* **INSTRUCTION**: Pictures must not be retyped. Return exactly the lines from the one with "Write a Python" through the one with "x = [0.000, 0.025, 0.050, 0.075, 0.100]", both included, and no others.

* **THE RECORDS**:
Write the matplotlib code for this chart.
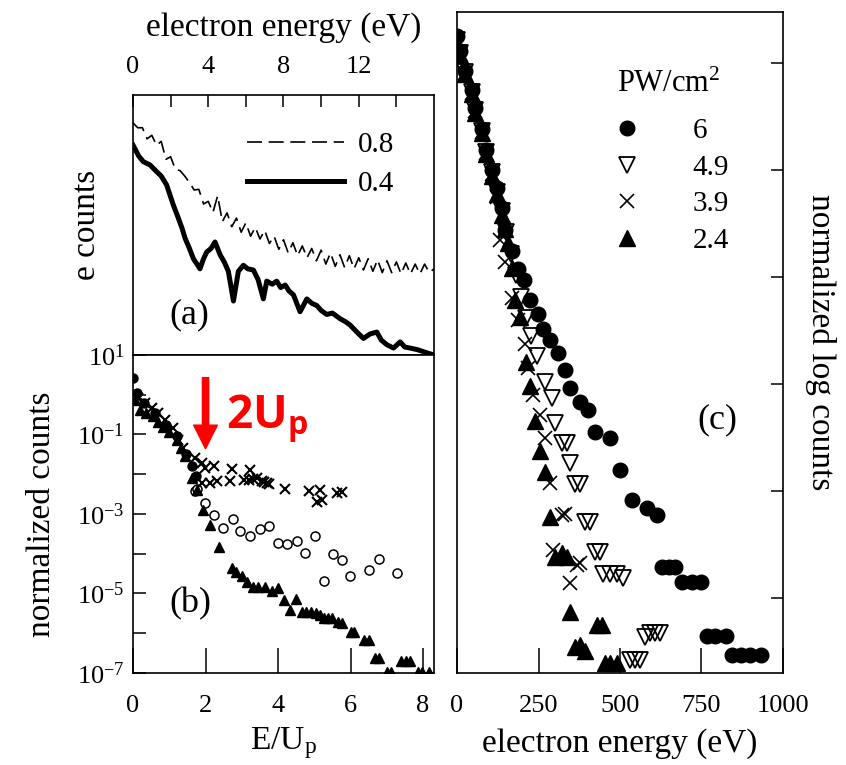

---

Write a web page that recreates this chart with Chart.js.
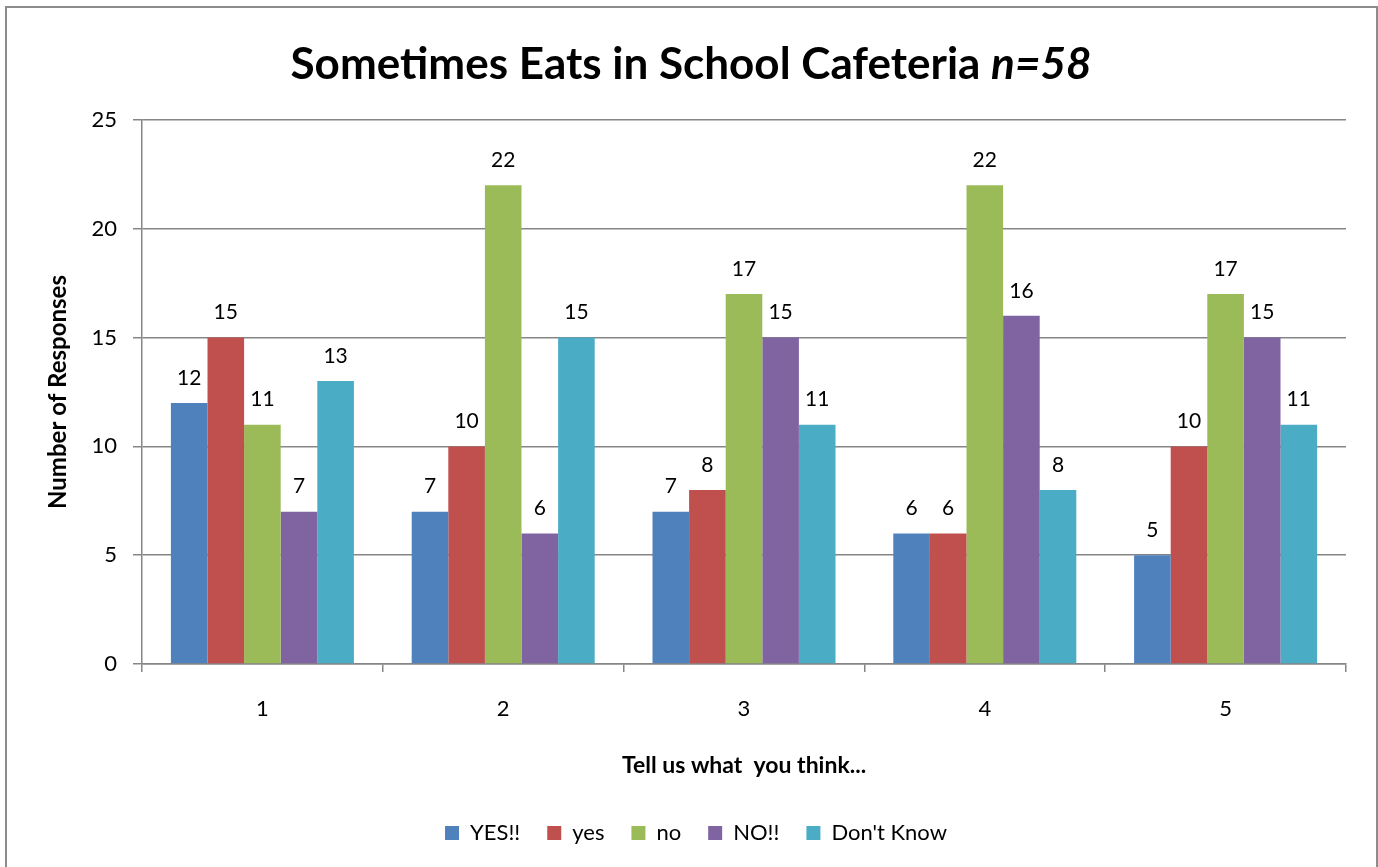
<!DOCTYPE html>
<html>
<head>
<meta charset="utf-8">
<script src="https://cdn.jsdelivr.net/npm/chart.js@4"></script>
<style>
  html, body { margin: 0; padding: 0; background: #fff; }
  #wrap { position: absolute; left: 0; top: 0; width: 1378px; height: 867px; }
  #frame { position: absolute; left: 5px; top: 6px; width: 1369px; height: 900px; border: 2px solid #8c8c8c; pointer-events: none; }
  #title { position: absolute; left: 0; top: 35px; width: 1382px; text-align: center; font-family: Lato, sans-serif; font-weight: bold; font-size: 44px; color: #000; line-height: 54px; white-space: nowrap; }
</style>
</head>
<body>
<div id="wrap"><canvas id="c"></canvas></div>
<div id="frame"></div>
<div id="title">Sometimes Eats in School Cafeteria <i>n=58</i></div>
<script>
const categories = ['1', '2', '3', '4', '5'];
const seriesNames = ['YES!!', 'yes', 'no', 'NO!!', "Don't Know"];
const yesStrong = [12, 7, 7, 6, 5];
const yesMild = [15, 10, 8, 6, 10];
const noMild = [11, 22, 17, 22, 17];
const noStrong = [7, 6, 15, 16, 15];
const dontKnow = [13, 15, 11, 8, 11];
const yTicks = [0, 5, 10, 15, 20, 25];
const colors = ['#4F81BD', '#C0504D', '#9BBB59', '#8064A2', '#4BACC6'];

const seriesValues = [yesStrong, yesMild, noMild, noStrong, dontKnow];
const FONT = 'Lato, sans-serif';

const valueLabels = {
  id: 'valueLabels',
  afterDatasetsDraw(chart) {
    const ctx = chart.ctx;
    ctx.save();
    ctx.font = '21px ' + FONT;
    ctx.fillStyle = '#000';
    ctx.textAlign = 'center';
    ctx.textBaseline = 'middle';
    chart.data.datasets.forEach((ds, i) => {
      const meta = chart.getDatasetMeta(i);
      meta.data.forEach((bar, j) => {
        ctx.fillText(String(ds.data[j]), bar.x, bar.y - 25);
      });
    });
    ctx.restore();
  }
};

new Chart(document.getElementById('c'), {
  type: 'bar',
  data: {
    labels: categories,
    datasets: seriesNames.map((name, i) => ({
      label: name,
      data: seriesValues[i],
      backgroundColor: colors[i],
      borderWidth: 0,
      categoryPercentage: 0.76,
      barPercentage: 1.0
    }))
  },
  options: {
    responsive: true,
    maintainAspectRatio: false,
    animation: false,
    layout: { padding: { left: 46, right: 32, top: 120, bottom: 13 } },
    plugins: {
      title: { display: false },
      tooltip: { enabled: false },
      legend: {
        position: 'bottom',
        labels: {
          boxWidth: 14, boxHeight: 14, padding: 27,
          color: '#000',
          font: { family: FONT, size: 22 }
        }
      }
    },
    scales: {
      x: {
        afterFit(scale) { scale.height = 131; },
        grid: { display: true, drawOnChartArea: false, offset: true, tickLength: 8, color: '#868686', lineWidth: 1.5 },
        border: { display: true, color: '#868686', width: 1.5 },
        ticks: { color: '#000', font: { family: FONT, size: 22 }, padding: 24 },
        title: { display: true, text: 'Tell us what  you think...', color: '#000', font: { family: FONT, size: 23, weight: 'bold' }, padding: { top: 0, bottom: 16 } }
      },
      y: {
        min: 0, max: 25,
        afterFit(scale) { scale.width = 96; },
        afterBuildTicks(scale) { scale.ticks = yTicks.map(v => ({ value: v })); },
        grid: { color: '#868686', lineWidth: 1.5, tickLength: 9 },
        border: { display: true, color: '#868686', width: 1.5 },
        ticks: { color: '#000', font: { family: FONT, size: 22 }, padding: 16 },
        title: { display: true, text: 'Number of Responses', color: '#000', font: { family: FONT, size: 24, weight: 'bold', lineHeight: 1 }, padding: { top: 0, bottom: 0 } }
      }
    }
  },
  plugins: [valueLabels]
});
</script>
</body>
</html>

---

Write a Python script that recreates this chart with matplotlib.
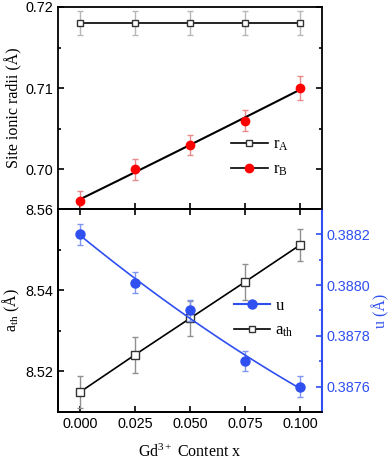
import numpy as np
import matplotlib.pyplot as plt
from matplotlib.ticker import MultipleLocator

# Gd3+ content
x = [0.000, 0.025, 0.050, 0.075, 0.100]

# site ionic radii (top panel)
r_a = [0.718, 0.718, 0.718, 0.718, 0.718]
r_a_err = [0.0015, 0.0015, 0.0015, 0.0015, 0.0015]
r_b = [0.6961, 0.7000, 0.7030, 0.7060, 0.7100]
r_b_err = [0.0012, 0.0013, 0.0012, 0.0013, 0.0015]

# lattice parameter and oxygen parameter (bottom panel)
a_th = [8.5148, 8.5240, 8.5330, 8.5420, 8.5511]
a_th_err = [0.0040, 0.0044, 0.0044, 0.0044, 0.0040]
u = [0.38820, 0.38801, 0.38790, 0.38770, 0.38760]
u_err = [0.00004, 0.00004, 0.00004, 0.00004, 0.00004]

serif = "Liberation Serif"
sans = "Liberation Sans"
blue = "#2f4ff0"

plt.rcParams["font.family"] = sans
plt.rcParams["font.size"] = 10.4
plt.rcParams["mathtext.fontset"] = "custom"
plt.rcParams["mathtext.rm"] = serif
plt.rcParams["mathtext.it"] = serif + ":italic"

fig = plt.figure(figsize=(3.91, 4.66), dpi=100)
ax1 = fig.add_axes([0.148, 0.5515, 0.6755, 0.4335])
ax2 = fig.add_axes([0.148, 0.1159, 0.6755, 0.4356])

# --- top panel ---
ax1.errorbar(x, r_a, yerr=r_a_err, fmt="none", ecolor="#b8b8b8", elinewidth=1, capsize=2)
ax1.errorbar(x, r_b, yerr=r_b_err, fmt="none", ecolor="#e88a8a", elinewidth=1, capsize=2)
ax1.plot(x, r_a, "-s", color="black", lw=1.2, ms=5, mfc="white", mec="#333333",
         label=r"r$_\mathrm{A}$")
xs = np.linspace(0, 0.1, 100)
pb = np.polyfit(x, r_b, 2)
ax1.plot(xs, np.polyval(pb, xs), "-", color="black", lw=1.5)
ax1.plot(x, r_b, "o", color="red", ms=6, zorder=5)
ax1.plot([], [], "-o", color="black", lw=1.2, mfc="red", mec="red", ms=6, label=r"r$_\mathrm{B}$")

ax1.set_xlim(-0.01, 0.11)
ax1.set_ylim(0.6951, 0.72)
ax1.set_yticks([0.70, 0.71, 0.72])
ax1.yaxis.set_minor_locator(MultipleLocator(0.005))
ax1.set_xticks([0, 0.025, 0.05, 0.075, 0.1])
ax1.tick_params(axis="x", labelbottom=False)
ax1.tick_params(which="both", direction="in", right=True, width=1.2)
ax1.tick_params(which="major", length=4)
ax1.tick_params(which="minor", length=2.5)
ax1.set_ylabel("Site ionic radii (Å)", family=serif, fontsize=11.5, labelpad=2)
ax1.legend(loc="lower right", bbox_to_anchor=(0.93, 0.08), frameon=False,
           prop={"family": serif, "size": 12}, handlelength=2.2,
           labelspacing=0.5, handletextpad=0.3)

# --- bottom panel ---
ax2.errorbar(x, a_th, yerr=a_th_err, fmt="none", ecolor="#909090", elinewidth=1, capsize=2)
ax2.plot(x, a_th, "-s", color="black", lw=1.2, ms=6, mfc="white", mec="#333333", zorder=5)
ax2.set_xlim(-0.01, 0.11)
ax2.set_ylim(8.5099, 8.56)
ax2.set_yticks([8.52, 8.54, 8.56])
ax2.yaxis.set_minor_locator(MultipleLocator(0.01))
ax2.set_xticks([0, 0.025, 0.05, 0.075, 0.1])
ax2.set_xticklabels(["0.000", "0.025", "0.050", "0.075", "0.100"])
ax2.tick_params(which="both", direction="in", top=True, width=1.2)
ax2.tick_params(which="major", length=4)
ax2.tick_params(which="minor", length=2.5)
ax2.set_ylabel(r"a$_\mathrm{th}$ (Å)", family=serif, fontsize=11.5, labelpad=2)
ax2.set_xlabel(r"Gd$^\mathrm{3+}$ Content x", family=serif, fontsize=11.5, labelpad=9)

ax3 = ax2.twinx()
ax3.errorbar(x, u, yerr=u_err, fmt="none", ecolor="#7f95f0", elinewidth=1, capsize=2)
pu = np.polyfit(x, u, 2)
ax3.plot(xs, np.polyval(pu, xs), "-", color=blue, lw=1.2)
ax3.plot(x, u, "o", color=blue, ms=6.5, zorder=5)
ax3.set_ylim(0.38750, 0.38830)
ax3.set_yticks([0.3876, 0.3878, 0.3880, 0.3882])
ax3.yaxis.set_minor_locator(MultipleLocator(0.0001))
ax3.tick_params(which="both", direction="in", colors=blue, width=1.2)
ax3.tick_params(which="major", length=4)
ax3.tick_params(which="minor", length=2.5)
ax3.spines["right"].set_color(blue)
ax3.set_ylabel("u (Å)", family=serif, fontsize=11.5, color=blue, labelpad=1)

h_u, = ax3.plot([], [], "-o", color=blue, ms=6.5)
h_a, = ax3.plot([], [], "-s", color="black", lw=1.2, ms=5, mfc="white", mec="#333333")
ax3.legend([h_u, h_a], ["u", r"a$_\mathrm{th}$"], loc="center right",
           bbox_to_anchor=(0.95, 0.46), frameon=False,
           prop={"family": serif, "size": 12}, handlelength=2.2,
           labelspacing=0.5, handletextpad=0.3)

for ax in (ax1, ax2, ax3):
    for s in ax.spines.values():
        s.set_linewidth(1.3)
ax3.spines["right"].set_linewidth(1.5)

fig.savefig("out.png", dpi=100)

* **TASK RESPONSE**:
Write a Python script that recreates this chart with matplotlib.
import numpy as np
import matplotlib.pyplot as plt
from matplotlib.ticker import MultipleLocator

# Gd3+ content
x = [0.000, 0.025, 0.050, 0.075, 0.100]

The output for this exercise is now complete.